Yes. It allows a certain degree of flexibility.
Colin, do you want to come in on that?
There would certainly be a right to contract out. The amendments will take into account that the provisions are default provisions, and the sophisticated contracts that the Law Society referred to can make different provisions. The witnesses that you have heard from in the past couple of weeks have said that there has been support for that in relation to sophisticated contracts that could be contracting out, and that will be clear in the retention amendments.
Minister, as you mentioned, Dr Christie was one of our witnesses and he specialises in construction contracts. What is your view of the arguments that various witnesses, including Dr Christie, have made that guidance should be published on how the legislation will work in practice before we reach the stage of introduction?

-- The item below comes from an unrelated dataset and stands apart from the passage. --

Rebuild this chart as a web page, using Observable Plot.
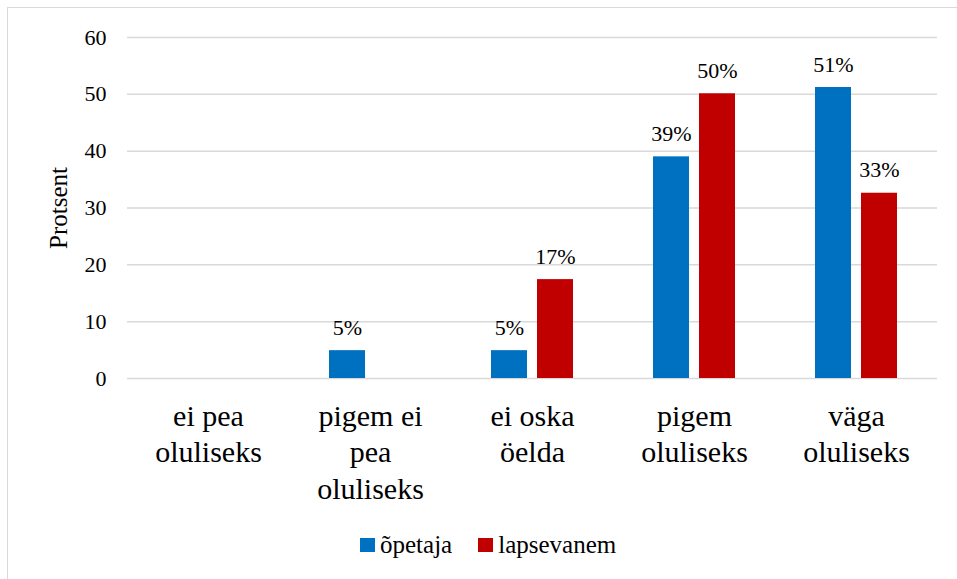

I am confident that the bill will make the law more accessible and legally certain than what we currently have, and that guidance will not be needed. I understand that that was the majority view heard by the committee. We will publish the explanatory notes with the bill, which will provide a clear and accessible explanation about what the provisions do.
Contracts are widely used, and it would be a huge undertaking to publish and maintain guidance that accommodates the breadth of the purposes of contracts. For example, the RIAS has suggested that guidance should be prepared for the construction sector, but any such guidance would be of limited value for other business sectors, and vice versa. I therefore feel that, at the moment, the explanatory notes and the guidance that we will be giving are sufficient.
Minister, there have been a range of suggestions to tidy up the drafting of the bill. Are you minded to consider that?
Absolutely. If the committee has recommendations about drafting and it thinks that they can make the bill stronger, I am always happy to consider them.
Thank you. As there are no other questions, I thank the minister and her team for giving evidence. We might come back to you if we have any further points.
That concludes the public part of the meeting.
10:31 Meeting continued in private until 10:57.